**Exercise prompt**
Will you return, word for word, only the lines from the top of the data below down to and including the one with "return px / W"?

**Given data**
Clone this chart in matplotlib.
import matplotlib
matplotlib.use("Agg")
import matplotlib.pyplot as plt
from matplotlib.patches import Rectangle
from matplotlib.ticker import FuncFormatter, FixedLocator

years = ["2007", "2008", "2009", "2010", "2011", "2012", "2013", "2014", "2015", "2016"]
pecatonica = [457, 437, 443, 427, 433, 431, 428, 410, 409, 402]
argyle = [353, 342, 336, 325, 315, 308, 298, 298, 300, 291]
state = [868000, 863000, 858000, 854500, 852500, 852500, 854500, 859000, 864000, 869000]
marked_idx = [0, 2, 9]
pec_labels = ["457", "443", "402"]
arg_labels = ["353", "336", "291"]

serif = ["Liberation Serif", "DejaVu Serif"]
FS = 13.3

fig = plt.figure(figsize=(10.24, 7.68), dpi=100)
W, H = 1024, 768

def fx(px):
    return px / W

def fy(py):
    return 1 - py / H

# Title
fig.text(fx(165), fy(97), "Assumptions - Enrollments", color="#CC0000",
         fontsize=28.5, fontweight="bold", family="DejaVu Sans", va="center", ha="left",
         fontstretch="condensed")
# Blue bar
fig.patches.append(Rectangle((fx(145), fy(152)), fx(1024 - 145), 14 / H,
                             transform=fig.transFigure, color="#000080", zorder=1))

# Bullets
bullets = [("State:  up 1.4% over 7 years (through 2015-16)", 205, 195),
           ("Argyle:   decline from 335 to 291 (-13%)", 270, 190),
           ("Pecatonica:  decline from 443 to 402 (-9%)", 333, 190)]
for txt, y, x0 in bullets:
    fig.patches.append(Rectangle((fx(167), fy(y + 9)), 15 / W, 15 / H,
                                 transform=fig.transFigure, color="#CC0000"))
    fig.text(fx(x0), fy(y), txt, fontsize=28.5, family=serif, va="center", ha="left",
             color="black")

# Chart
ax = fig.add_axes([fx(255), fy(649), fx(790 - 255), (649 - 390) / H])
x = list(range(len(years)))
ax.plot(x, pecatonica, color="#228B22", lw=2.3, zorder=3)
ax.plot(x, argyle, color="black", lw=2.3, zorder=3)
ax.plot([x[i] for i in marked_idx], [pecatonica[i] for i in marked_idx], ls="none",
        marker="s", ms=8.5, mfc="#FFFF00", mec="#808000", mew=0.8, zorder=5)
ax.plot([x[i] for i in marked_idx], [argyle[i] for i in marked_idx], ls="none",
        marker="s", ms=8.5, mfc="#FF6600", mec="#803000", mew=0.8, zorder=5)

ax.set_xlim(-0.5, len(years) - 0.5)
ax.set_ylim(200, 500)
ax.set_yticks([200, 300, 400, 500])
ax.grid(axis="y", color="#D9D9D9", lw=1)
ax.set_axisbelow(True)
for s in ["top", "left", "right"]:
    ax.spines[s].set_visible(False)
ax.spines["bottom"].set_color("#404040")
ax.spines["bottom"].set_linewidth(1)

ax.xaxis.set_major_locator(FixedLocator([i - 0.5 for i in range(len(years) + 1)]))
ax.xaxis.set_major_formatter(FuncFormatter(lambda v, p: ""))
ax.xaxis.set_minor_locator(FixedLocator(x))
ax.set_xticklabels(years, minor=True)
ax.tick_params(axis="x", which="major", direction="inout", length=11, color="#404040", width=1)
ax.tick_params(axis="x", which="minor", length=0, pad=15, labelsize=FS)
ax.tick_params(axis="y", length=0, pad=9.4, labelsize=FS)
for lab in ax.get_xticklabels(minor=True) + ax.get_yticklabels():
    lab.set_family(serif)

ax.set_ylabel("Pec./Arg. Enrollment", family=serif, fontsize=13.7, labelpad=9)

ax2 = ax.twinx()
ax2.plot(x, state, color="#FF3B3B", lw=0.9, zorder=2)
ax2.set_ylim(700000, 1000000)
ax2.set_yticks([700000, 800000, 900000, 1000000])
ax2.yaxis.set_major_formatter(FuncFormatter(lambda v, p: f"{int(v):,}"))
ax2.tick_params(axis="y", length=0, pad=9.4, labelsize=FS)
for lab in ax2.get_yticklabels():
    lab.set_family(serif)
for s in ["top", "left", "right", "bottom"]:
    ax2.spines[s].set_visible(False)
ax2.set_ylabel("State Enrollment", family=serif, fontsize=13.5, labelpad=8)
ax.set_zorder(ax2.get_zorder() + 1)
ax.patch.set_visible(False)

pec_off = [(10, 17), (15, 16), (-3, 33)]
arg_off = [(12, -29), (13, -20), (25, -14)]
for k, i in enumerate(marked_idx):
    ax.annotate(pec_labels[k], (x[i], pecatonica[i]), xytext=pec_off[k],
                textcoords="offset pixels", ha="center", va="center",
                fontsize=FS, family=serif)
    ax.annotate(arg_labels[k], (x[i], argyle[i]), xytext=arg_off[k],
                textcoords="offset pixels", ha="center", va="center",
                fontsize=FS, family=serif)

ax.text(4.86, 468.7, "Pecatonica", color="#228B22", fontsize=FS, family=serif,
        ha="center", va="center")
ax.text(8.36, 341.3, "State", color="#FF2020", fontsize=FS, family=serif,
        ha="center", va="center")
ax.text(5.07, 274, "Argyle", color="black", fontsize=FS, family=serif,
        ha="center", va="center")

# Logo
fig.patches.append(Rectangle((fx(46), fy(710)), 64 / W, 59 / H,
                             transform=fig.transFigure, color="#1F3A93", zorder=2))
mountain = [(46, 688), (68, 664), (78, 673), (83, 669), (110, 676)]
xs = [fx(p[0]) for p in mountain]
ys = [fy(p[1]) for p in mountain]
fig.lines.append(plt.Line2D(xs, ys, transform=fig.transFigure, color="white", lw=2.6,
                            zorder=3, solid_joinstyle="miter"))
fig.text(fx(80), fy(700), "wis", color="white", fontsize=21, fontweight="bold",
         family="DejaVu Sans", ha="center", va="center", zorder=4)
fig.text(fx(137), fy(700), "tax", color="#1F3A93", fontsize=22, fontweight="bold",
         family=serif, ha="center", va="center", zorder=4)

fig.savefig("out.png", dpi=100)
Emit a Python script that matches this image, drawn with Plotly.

**Result of this task**
Clone this chart in matplotlib.
import matplotlib
matplotlib.use("Agg")
import matplotlib.pyplot as plt
from matplotlib.patches import Rectangle
from matplotlib.ticker import FuncFormatter, FixedLocator

years = ["2007", "2008", "2009", "2010", "2011", "2012", "2013", "2014", "2015", "2016"]
pecatonica = [457, 437, 443, 427, 433, 431, 428, 410, 409, 402]
argyle = [353, 342, 336, 325, 315, 308, 298, 298, 300, 291]
state = [868000, 863000, 858000, 854500, 852500, 852500, 854500, 859000, 864000, 869000]
marked_idx = [0, 2, 9]
pec_labels = ["457", "443", "402"]
arg_labels = ["353", "336", "291"]

serif = ["Liberation Serif", "DejaVu Serif"]
FS = 13.3

fig = plt.figure(figsize=(10.24, 7.68), dpi=100)
W, H = 1024, 768

def fx(px):
    return px / W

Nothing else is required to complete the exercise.